→ **Task instructions**
Exactly as written, retype the listing below, omitting the pictures.

→ **Information provided**
□ □ □ □ □ □ □
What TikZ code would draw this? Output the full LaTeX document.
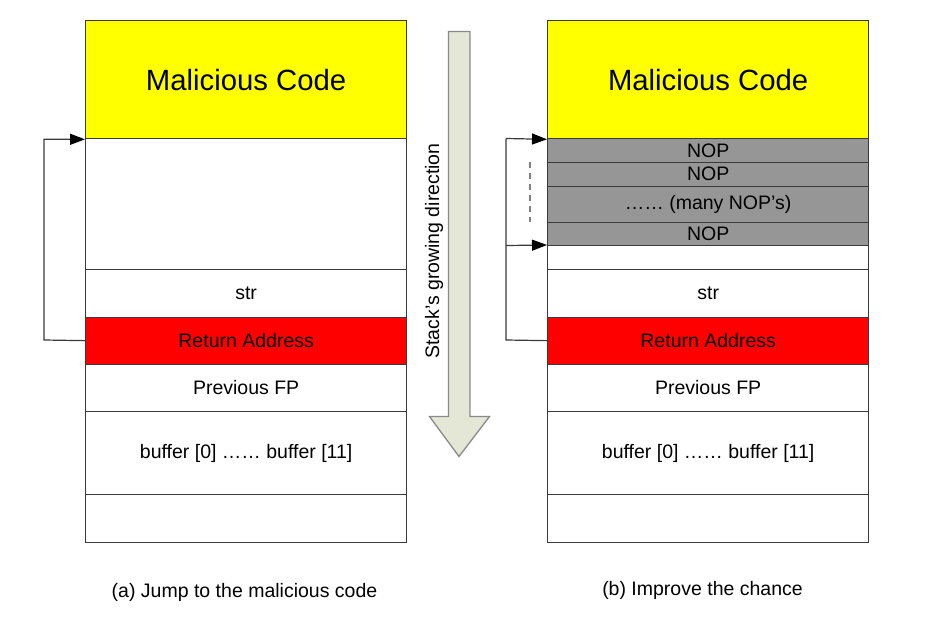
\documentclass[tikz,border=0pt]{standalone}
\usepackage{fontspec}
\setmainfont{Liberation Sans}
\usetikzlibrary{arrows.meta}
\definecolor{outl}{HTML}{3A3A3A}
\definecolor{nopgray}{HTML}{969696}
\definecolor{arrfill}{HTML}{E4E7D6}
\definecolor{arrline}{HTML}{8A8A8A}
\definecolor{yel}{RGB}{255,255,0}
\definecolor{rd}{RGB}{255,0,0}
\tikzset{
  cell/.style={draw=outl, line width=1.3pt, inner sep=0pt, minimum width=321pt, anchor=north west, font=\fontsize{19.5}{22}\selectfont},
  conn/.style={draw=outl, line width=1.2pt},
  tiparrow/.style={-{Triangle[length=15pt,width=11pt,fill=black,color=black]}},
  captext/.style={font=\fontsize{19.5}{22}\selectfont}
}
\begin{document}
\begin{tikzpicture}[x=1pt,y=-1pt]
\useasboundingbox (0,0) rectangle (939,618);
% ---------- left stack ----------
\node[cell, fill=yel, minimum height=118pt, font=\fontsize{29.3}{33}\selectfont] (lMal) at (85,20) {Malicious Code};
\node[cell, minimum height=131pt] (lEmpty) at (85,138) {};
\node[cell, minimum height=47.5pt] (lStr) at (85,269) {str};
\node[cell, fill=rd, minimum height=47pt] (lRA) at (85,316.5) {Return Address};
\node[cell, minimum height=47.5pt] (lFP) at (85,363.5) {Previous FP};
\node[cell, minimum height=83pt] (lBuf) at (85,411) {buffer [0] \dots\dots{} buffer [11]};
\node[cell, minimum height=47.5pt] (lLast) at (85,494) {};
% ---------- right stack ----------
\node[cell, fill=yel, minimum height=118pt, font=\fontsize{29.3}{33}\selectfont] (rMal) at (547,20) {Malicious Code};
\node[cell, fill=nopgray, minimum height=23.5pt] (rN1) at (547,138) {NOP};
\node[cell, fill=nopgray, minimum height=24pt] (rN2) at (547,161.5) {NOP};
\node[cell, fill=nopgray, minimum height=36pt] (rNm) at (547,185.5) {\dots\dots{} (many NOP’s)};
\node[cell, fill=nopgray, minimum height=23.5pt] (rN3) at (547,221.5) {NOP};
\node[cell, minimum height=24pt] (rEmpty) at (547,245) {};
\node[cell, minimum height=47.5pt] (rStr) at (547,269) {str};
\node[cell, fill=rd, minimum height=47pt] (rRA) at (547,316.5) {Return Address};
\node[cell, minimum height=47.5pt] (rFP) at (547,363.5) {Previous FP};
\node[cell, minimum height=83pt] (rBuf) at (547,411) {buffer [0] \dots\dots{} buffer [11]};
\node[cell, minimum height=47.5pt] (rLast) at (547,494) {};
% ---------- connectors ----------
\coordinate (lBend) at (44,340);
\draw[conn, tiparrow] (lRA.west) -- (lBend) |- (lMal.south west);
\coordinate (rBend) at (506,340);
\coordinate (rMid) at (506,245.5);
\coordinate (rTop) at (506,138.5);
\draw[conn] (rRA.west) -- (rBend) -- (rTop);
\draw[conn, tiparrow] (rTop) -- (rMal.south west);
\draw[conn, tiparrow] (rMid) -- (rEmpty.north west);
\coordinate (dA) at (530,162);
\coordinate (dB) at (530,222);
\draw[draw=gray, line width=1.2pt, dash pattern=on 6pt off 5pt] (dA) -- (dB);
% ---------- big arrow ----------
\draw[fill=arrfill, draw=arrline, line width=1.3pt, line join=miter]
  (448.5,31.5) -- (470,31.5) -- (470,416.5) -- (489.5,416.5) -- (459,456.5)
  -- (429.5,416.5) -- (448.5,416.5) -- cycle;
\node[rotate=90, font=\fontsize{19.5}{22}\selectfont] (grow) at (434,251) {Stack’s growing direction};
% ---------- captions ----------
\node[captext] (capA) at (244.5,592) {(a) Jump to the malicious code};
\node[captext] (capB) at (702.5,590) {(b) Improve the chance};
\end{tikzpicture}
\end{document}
□ □ □ □ □ □ □
→ **Written response**
What TikZ code would draw this? Output the full LaTeX document.
\documentclass[tikz,border=0pt]{standalone}
\usepackage{fontspec}
\setmainfont{Liberation Sans}
\usetikzlibrary{arrows.meta}
\definecolor{outl}{HTML}{3A3A3A}
\definecolor{nopgray}{HTML}{969696}
\definecolor{arrfill}{HTML}{E4E7D6}
\definecolor{arrline}{HTML}{8A8A8A}
\definecolor{yel}{RGB}{255,255,0}
\definecolor{rd}{RGB}{255,0,0}
\tikzset{
  cell/.style={draw=outl, line width=1.3pt, inner sep=0pt, minimum width=321pt, anchor=north west, font=\fontsize{19.5}{22}\selectfont},
  conn/.style={draw=outl, line width=1.2pt},
  tiparrow/.style={-{Triangle[length=15pt,width=11pt,fill=black,color=black]}},
  captext/.style={font=\fontsize{19.5}{22}\selectfont}
}
\begin{document}
\begin{tikzpicture}[x=1pt,y=-1pt]
\useasboundingbox (0,0) rectangle (939,618);
% ---------- left stack ----------
\node[cell, fill=yel, minimum height=118pt, font=\fontsize{29.3}{33}\selectfont] (lMal) at (85,20) {Malicious Code};
\node[cell, minimum height=131pt] (lEmpty) at (85,138) {};
\node[cell, minimum height=47.5pt] (lStr) at (85,269) {str};
\node[cell, fill=rd, minimum height=47pt] (lRA) at (85,316.5) {Return Address};
\node[cell, minimum height=47.5pt] (lFP) at (85,363.5) {Previous FP};
\node[cell, minimum height=83pt] (lBuf) at (85,411) {buffer [0] \dots\dots{} buffer [11]};
\node[cell, minimum height=47.5pt] (lLast) at (85,494) {};
% ---------- right stack ----------
\node[cell, fill=yel, minimum height=118pt, font=\fontsize{29.3}{33}\selectfont] (rMal) at (547,20) {Malicious Code};
\node[cell, fill=nopgray, minimum height=23.5pt] (rN1) at (547,138) {NOP};
\node[cell, fill=nopgray, minimum height=24pt] (rN2) at (547,161.5) {NOP};
\node[cell, fill=nopgray, minimum height=36pt] (rNm) at (547,185.5) {\dots\dots{} (many NOP’s)};
\node[cell, fill=nopgray, minimum height=23.5pt] (rN3) at (547,221.5) {NOP};
\node[cell, minimum height=24pt] (rEmpty) at (547,245) {};
\node[cell, minimum height=47.5pt] (rStr) at (547,269) {str};
\node[cell, fill=rd, minimum height=47pt] (rRA) at (547,316.5) {Return Address};
\node[cell, minimum height=47.5pt] (rFP) at (547,363.5) {Previous FP};
\node[cell, minimum height=83pt] (rBuf) at (547,411) {buffer [0] \dots\dots{} buffer [11]};
\node[cell, minimum height=47.5pt] (rLast) at (547,494) {};
% ---------- connectors ----------
\coordinate (lBend) at (44,340);
\draw[conn, tiparrow] (lRA.west) -- (lBend) |- (lMal.south west);
\coordinate (rBend) at (506,340);
\coordinate (rMid) at (506,245.5);
\coordinate (rTop) at (506,138.5);
\draw[conn] (rRA.west) -- (rBend) -- (rTop);
\draw[conn, tiparrow] (rTop) -- (rMal.south west);
\draw[conn, tiparrow] (rMid) -- (rEmpty.north west);
\coordinate (dA) at (530,162);
\coordinate (dB) at (530,222);
\draw[draw=gray, line width=1.2pt, dash pattern=on 6pt off 5pt] (dA) -- (dB);
% ---------- big arrow ----------
\draw[fill=arrfill, draw=arrline, line width=1.3pt, line join=miter]
  (448.5,31.5) -- (470,31.5) -- (470,416.5) -- (489.5,416.5) -- (459,456.5)
  -- (429.5,416.5) -- (448.5,416.5) -- cycle;
\node[rotate=90, font=\fontsize{19.5}{22}\selectfont] (grow) at (434,251) {Stack’s growing direction};
% ---------- captions ----------
\node[captext] (capA) at (244.5,592) {(a) Jump to the malicious code};
\node[captext] (capB) at (702.5,590) {(b) Improve the chance};
\end{tikzpicture}
\end{document}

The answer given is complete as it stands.